Fields of Blood: The Book Of War

Eden Studios have created a truly impressive pen & paper resource management sim. They describe in detail how a DM and players can incorporate these rules into their D&D 3.5 campaign. For 10th-20th level characters who decide to establish a stronghold and raise an army, this book provides a comprehensive, coherent basis for adding wargaming to your roleplaying.

However, there are aspects of these rules that are unsuitable for my own game: the rules operate on a fixed level of detail and impose certain assumptions on the way that settlements function.

Mass combat involves units of 100 basic troops, or their equivalent (a handful of giants, or one dragon). Resource management employs hexes with maximal diameter of 12 miles (just under 100 square miles in area). Since the empires in my game span millions of square miles, it is infeasible for me to describe every hamlet and outpost in such painstaking detail. Likewise, clashes between armies of thousands would be very time consuming to simulate on that scale.

The way that settlements work in Fields of Blood seems quite different to what I would expect from the Dungeon Master's Guide and DMGII. Rather than extrapolating from the D&D rules, there are certain abstractions and changes that do not sit well with me as DM.

The first of these is population growth. By investing resources in a specific settlement, the player can "upgrade" it from hamlet to village, from village to town, and so forth. The rationale for this is obvious: even Elves would be unlikely to establish a settlement and see it grow into a bustling city within their lifetime. However, although it makes the game more interesting, this isn't a rule that I would want to incorporate into my campaign world.

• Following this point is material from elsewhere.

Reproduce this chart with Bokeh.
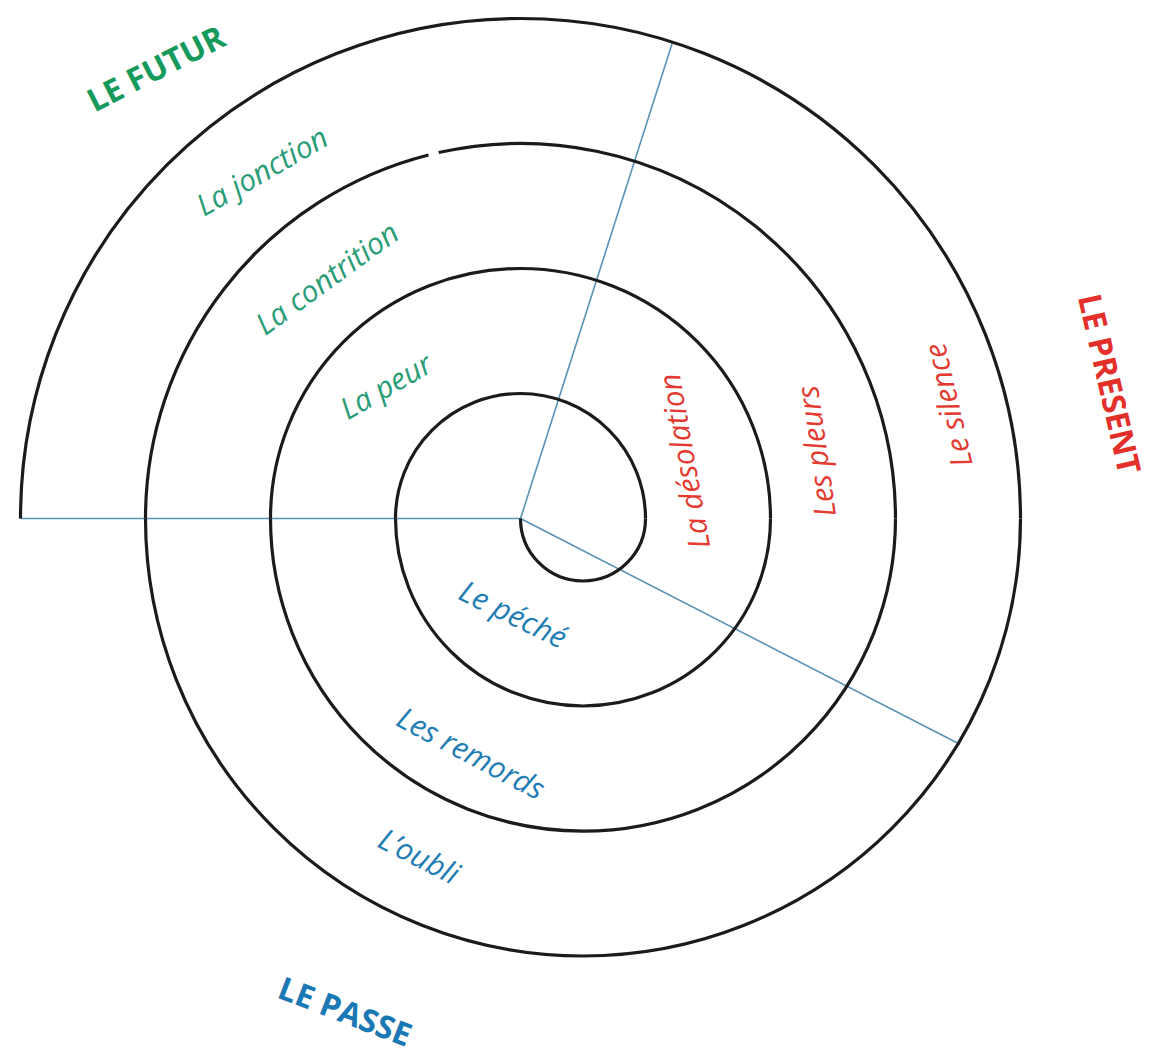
from bokeh.plotting import figure
from bokeh.models import Range1d, ColumnDataSource
from bokeh.core.properties import value
from bokeh.embed import file_html
from bokeh.resources import INLINE

# ---- spiral geometry (pixel units, centre of the spiral = 0,0)
upper_radius = [125, 250, 375, 500]        # upper half-turns, centred on the origin
lower_radius = [62.5, 187.5, 312.5, 437.5]  # lower half-turns, centred on lower_centre_x
lower_centre_x = 62.5
gap_ring = 375                               # small break in the third ring (top-left)
gap_start_deg = 102.6
gap_end_deg = 104.2

# ---- sector rays
ray_angle_deg = [180, 72.3, -27.2]
ray_length = [500, 500, 494]

# ---- labels
sector_names = ["LE FUTUR", "LE PRESENT", "LE PASSE"]
sector_x = [-365, 590, -175]
sector_y = [451, 135, -492]
sector_angle = [27, -77, -21]
sector_color = ["#169a5c", "#e3302a", "#1a79b4"]

ring_labels = ["La jonction", "La contrition", "La peur",
               "La désolation", "Les pleurs", "Le silence",
               "Le péché", "Les remords", "L\u2019oubli"]
ring_x = [-259, -194, -135, 163, 295, 427, -7, -49, -101]
ring_y = [348, 241, 133, 57, 67, 113, -95, -234, -337]
ring_angle = [30, 36, 30, 100, 98, 103, -26, -28, -27]
ring_color = ["#2a9c78"] * 3 + ["#e33a32"] * 3 + ["#1f7db4"] * 3

# ---- build arc table
ax, ar, a0, a1 = [], [], [], []
for r in lower_radius:
    ax.append(lower_centre_x); ar.append(r); a0.append(180.0); a1.append(360.0)
for r in upper_radius:
    if r == gap_ring:
        ax += [0, 0]; ar += [r, r]; a0 += [0.0, gap_end_deg]; a1 += [gap_start_deg, 180.0]
    else:
        ax.append(0); ar.append(r); a0.append(0.0); a1.append(180.0)
arc_src = ColumnDataSource(dict(x=ax, y=[0] * len(ax), r=ar, a0=a0, a1=a1))

p = figure(width=1149, height=1051,
           x_range=Range1d(-520, 629), y_range=Range1d(-533, 518),
           output_backend="svg", toolbar_location=None, min_border=0)
p.axis.visible = False
p.grid.visible = False
p.outline_line_color = None
p.background_fill_color = "white"

p.ray(x=[0] * 3, y=[0] * 3, length=ray_length, angle=ray_angle_deg,
      angle_units="deg", line_color="#5a92b6", line_width=1.6)

p.arc(x="x", y="y", radius="r", start_angle="a0", end_angle="a1",
      start_angle_units="deg", end_angle_units="deg", direction="anticlock",
      source=arc_src, line_color="#1b1b1b", line_width=3.2)

p.text(x=ring_x, y=ring_y, text=ring_labels, angle=ring_angle, angle_units="deg",
       text_color=ring_color, text_font=value("Open Sans"), text_font_style="italic",
       text_font_size="30px", text_align="center", text_baseline="middle")

p.text(x=sector_x, y=sector_y, text=sector_names, angle=sector_angle, angle_units="deg",
       text_color=sector_color, text_font=value("Open Sans"), text_font_style="bold",
       text_font_size="32px", text_align="center", text_baseline="middle")

open("out.html", "w").write(file_html(p, INLINE))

Another issue that I have is with the role of clerics and wizards in society. In Fields of Blood, each settlement has a single dominant religion, with an associated place of worship. None of the other myriad smaller cults that might exist have any impact on the game. This is in complete contrast with any d20 city sourcebook I have read. One might view it as simply an abstraction, but to me it doesn't fit with the standard D&D fantasy setting.

The existence, power level and political involvement of a Mage Guild is a tricky thing to establish within the 3.5 rules. Within a settlement, the level of any sorcerers or wizards is lower than most other classes. The Fields of Blood explanation is that most high level arcane spellcasters live in ivory towers, preferring to isolate themselves from society. The solitary archmage is a common trope of the fantasy milieu, to be sure, but you need to decide whether this fits with your conception of 3rd edition D&D.

Overall I liked this book a lot, but can't see how I could make use of it without redesigning my campaign from the ground up.